What would cause a monochloramine measurement to be higher than total chlorine?

Document ID

Document ID TE3494

Published Date

Published Date 25/01/2018
Question
What would cause a monochloramine measurement to be higher than total chlorine?
Summary
Monochloramine measurements are higher than total chlorine.
Answer
Total chlorine should always be equal to or greater than monochloramine measurements.

If monochloramine measurements are significantly greater than total chlorine (meaning the difference in values is not due to the precision of the test), the following should be considered:

High pH and alkalinity can cause low total chlorine values. If you check the pH of the sample after the DPD reagent is added, the pH should be approximately 6.3. If the pH is high, you should adjust the pH to somewhere between 6 and 7 and repeat the test.
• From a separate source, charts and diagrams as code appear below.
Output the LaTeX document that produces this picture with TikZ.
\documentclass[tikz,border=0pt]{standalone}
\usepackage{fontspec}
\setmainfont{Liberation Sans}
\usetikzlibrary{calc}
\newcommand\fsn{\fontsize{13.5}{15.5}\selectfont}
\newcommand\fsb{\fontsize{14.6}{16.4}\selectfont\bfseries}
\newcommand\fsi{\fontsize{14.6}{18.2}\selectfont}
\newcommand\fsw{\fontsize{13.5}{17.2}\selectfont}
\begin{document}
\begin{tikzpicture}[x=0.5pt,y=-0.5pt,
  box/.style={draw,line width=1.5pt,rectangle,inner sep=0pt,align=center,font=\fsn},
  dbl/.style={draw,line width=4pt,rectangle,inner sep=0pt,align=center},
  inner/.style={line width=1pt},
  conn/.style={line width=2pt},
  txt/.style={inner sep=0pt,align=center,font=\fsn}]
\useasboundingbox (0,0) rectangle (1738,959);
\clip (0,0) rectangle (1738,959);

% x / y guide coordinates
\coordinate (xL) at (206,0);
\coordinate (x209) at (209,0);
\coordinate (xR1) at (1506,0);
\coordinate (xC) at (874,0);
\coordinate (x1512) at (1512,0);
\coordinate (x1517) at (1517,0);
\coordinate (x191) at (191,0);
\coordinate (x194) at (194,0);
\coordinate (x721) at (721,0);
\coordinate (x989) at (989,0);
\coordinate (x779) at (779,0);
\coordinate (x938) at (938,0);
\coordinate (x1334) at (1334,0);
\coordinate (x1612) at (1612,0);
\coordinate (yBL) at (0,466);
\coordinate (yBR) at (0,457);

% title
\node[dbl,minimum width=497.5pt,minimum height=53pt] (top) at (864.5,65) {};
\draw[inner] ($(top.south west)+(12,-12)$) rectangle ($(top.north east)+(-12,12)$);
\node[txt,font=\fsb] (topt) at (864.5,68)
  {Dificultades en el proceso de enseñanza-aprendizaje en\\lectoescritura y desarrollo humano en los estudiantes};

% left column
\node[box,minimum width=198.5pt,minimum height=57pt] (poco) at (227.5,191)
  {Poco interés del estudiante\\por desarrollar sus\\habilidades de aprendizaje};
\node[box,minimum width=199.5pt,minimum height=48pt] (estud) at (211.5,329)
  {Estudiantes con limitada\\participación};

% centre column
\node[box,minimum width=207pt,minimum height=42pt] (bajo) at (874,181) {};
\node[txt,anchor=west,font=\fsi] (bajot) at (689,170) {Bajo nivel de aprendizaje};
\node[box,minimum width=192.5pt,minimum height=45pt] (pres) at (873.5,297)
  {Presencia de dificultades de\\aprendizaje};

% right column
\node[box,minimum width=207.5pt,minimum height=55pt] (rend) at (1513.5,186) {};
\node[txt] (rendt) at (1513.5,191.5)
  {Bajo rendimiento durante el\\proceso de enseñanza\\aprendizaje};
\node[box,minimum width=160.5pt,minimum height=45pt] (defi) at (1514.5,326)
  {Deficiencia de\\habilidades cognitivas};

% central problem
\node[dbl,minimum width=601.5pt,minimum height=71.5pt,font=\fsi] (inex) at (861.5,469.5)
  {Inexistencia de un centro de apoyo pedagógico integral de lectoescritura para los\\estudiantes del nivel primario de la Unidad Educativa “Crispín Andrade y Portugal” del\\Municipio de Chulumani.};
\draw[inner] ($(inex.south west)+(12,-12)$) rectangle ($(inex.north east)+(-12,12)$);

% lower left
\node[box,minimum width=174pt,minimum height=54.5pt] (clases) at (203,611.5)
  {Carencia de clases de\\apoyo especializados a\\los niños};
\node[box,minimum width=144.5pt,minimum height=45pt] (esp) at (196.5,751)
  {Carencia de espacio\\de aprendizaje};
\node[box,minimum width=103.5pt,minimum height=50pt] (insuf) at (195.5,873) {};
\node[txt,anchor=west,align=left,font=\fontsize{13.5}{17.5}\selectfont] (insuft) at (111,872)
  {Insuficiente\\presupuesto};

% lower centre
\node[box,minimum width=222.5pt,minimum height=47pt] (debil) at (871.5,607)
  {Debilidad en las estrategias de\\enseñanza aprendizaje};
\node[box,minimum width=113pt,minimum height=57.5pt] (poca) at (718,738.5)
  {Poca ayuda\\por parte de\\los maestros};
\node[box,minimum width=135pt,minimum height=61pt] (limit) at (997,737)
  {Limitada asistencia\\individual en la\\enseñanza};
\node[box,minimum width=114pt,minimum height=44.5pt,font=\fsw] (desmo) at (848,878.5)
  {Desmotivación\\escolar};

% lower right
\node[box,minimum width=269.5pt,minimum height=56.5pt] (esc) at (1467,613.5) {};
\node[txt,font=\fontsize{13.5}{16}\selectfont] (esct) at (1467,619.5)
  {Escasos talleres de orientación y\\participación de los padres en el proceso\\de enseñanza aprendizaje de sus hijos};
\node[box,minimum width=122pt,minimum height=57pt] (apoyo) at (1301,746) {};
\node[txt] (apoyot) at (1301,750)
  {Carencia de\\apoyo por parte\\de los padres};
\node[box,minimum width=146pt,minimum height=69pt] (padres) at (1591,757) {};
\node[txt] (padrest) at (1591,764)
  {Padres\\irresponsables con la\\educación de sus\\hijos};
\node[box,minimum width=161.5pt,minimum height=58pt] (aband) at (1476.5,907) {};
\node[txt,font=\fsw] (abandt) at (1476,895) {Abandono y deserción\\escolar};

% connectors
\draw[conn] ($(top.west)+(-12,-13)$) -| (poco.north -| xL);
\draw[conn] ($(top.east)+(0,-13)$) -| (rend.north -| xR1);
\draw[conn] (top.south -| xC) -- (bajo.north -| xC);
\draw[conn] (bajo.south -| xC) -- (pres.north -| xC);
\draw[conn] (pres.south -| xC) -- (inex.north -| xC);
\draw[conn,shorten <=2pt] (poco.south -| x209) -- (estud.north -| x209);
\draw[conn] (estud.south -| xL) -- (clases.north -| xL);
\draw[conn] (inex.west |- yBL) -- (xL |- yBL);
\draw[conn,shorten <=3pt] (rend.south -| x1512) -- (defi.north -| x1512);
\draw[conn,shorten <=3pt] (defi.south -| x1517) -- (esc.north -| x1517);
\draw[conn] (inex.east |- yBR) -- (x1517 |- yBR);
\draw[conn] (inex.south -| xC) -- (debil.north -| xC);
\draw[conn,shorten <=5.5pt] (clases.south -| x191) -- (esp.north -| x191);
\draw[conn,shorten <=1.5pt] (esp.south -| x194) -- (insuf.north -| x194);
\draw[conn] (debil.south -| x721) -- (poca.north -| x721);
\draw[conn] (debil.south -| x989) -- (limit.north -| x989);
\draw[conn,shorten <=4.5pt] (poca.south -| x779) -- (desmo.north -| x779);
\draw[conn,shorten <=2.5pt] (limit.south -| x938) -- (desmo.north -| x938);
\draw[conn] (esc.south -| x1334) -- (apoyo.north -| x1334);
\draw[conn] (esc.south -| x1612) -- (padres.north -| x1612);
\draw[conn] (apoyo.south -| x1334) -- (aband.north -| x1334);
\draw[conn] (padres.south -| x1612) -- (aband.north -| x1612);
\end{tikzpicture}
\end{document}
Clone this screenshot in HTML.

This is described in article titled, " What could cause free chlorine measurements to be higher than total chlorine?" One can also switch to a mid range total chlorine procedure as the mid range procedures are better with high pH and alkalinity.

Check to see if any turbidity forms during the test after reagent addition. If it does, the addition of the Hardness Treatement Reagent Powder Pillow, pk/50 (Catalog Number/Order Code 2882346) should help.

Check the temperature of the samples. Cold temperatures lead to longer reaction times.

Make sure chloramines are completely formed. Take a sample and let it sit for about 15 minutes and see if the values change from the initial test values.

A reagent blank can be done to reduce the monochloramine value.

If the sample cell is used for total chlorine and monochloramine methods, the sample cells need to be thoroughly rinsed between tests to avoid carryover.

Try inverting the sample cells in monochloramine test before inserting them into the instrument. Sometimes the powder is slow to dissolve and there is a layer of concentrated reagent in the lower part of the sample solution.